Objective: Reproduce all of the data exactly, with no line skipped.

* Begin Source material *

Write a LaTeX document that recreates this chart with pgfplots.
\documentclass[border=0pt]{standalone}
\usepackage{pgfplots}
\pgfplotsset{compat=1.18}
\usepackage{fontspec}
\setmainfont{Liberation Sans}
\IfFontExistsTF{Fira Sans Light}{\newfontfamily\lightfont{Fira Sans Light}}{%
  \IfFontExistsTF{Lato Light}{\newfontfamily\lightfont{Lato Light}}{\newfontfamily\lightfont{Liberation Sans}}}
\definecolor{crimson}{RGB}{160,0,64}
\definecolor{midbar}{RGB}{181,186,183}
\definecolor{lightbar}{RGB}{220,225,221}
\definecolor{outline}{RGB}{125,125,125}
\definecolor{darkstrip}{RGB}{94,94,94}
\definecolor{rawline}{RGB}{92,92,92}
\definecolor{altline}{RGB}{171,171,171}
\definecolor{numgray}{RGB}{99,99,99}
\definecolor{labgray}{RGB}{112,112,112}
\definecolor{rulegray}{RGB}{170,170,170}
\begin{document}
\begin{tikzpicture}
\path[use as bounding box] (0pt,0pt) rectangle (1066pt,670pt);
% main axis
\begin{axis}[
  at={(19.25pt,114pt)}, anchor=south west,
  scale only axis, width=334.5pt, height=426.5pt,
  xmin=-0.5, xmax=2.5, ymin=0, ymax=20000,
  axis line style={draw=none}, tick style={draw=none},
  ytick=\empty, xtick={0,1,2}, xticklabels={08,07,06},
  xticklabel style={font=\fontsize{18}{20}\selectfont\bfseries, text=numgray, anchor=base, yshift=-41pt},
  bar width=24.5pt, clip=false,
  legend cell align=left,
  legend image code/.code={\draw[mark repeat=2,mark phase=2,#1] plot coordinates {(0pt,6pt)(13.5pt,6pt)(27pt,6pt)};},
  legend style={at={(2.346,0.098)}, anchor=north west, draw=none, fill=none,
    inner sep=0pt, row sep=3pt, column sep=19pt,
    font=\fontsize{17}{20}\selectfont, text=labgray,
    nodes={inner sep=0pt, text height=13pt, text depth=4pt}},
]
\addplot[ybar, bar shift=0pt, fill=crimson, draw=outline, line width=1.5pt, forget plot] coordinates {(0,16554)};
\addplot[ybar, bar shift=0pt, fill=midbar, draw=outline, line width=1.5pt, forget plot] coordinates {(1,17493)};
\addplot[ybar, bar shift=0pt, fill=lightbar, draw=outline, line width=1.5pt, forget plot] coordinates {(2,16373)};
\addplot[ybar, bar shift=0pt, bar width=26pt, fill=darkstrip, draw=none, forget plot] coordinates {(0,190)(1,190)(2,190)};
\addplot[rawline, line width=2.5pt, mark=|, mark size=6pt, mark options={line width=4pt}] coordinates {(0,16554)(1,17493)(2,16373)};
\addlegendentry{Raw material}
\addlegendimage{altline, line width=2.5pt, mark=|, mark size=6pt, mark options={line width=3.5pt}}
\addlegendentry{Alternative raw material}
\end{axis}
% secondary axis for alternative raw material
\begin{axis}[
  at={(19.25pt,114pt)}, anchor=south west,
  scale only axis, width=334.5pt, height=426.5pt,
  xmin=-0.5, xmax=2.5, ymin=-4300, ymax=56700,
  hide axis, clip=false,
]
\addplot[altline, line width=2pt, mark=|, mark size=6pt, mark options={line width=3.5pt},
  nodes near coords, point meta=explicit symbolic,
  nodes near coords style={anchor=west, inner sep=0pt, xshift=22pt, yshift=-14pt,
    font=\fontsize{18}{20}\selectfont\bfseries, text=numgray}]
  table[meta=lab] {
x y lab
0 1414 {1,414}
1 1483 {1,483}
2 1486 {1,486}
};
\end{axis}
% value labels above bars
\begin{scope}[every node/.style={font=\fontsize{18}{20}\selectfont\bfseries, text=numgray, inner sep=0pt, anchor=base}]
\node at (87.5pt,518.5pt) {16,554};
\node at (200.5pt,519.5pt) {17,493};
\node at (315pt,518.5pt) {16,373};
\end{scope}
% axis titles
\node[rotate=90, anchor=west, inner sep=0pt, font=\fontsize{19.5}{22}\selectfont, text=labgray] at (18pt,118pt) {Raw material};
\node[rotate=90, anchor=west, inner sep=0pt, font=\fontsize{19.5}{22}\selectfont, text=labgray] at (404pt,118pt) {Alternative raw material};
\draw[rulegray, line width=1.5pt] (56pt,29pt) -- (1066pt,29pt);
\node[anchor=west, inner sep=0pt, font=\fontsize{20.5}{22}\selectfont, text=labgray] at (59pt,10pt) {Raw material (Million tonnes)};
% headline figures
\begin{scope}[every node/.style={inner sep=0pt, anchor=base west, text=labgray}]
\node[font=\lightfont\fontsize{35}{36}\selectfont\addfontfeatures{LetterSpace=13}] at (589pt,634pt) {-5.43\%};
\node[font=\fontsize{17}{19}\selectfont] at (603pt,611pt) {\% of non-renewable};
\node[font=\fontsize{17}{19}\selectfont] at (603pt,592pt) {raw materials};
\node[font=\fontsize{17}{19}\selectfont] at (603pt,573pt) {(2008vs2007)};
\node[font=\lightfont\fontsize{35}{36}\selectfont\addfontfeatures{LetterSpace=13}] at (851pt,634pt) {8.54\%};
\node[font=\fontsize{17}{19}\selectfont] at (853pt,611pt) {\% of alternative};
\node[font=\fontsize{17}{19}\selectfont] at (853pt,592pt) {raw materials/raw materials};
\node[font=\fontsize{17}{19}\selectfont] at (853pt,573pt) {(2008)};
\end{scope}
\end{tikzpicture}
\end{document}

* End Source material *

The completed task:
Write a LaTeX document that recreates this chart with pgfplots.
\documentclass[border=0pt]{standalone}
\usepackage{pgfplots}
\pgfplotsset{compat=1.18}
\usepackage{fontspec}
\setmainfont{Liberation Sans}
\IfFontExistsTF{Fira Sans Light}{\newfontfamily\lightfont{Fira Sans Light}}{%
  \IfFontExistsTF{Lato Light}{\newfontfamily\lightfont{Lato Light}}{\newfontfamily\lightfont{Liberation Sans}}}
\definecolor{crimson}{RGB}{160,0,64}
\definecolor{midbar}{RGB}{181,186,183}
\definecolor{lightbar}{RGB}{220,225,221}
\definecolor{outline}{RGB}{125,125,125}
\definecolor{darkstrip}{RGB}{94,94,94}
\definecolor{rawline}{RGB}{92,92,92}
\definecolor{altline}{RGB}{171,171,171}
\definecolor{numgray}{RGB}{99,99,99}
\definecolor{labgray}{RGB}{112,112,112}
\definecolor{rulegray}{RGB}{170,170,170}
\begin{document}
\begin{tikzpicture}
\path[use as bounding box] (0pt,0pt) rectangle (1066pt,670pt);
% main axis
\begin{axis}[
  at={(19.25pt,114pt)}, anchor=south west,
  scale only axis, width=334.5pt, height=426.5pt,
  xmin=-0.5, xmax=2.5, ymin=0, ymax=20000,
  axis line style={draw=none}, tick style={draw=none},
  ytick=\empty, xtick={0,1,2}, xticklabels={08,07,06},
  xticklabel style={font=\fontsize{18}{20}\selectfont\bfseries, text=numgray, anchor=base, yshift=-41pt},
  bar width=24.5pt, clip=false,
  legend cell align=left,
  legend image code/.code={\draw[mark repeat=2,mark phase=2,#1] plot coordinates {(0pt,6pt)(13.5pt,6pt)(27pt,6pt)};},
  legend style={at={(2.346,0.098)}, anchor=north west, draw=none, fill=none,
    inner sep=0pt, row sep=3pt, column sep=19pt,
    font=\fontsize{17}{20}\selectfont, text=labgray,
    nodes={inner sep=0pt, text height=13pt, text depth=4pt}},
]
\addplot[ybar, bar shift=0pt, fill=crimson, draw=outline, line width=1.5pt, forget plot] coordinates {(0,16554)};
\addplot[ybar, bar shift=0pt, fill=midbar, draw=outline, line width=1.5pt, forget plot] coordinates {(1,17493)};
\addplot[ybar, bar shift=0pt, fill=lightbar, draw=outline, line width=1.5pt, forget plot] coordinates {(2,16373)};
\addplot[ybar, bar shift=0pt, bar width=26pt, fill=darkstrip, draw=none, forget plot] coordinates {(0,190)(1,190)(2,190)};
\addplot[rawline, line width=2.5pt, mark=|, mark size=6pt, mark options={line width=4pt}] coordinates {(0,16554)(1,17493)(2,16373)};
\addlegendentry{Raw material}
\addlegendimage{altline, line width=2.5pt, mark=|, mark size=6pt, mark options={line width=3.5pt}}
\addlegendentry{Alternative raw material}
\end{axis}
% secondary axis for alternative raw material
\begin{axis}[
  at={(19.25pt,114pt)}, anchor=south west,
  scale only axis, width=334.5pt, height=426.5pt,
  xmin=-0.5, xmax=2.5, ymin=-4300, ymax=56700,
  hide axis, clip=false,
]
\addplot[altline, line width=2pt, mark=|, mark size=6pt, mark options={line width=3.5pt},
  nodes near coords, point meta=explicit symbolic,
  nodes near coords style={anchor=west, inner sep=0pt, xshift=22pt, yshift=-14pt,
    font=\fontsize{18}{20}\selectfont\bfseries, text=numgray}]
  table[meta=lab] {
x y lab
0 1414 {1,414}
1 1483 {1,483}
2 1486 {1,486}
};
\end{axis}
% value labels above bars
\begin{scope}[every node/.style={font=\fontsize{18}{20}\selectfont\bfseries, text=numgray, inner sep=0pt, anchor=base}]
\node at (87.5pt,518.5pt) {16,554};
\node at (200.5pt,519.5pt) {17,493};
\node at (315pt,518.5pt) {16,373};
\end{scope}
% axis titles
\node[rotate=90, anchor=west, inner sep=0pt, font=\fontsize{19.5}{22}\selectfont, text=labgray] at (18pt,118pt) {Raw material};
\node[rotate=90, anchor=west, inner sep=0pt, font=\fontsize{19.5}{22}\selectfont, text=labgray] at (404pt,118pt) {Alternative raw material};
\draw[rulegray, line width=1.5pt] (56pt,29pt) -- (1066pt,29pt);
\node[anchor=west, inner sep=0pt, font=\fontsize{20.5}{22}\selectfont, text=labgray] at (59pt,10pt) {Raw material (Million tonnes)};
% headline figures
\begin{scope}[every node/.style={inner sep=0pt, anchor=base west, text=labgray}]
\node[font=\lightfont\fontsize{35}{36}\selectfont\addfontfeatures{LetterSpace=13}] at (589pt,634pt) {-5.43\%};
\node[font=\fontsize{17}{19}\selectfont] at (603pt,611pt) {\% of non-renewable};
\node[font=\fontsize{17}{19}\selectfont] at (603pt,592pt) {raw materials};
\node[font=\fontsize{17}{19}\selectfont] at (603pt,573pt) {(2008vs2007)};
\node[font=\lightfont\fontsize{35}{36}\selectfont\addfontfeatures{LetterSpace=13}] at (851pt,634pt) {8.54\%};
\node[font=\fontsize{17}{19}\selectfont] at (853pt,611pt) {\% of alternative};
\node[font=\fontsize{17}{19}\selectfont] at (853pt,592pt) {raw materials/raw materials};
\node[font=\fontsize{17}{19}\selectfont] at (853pt,573pt) {(2008)};
\end{scope}
\end{tikzpicture}
\end{document}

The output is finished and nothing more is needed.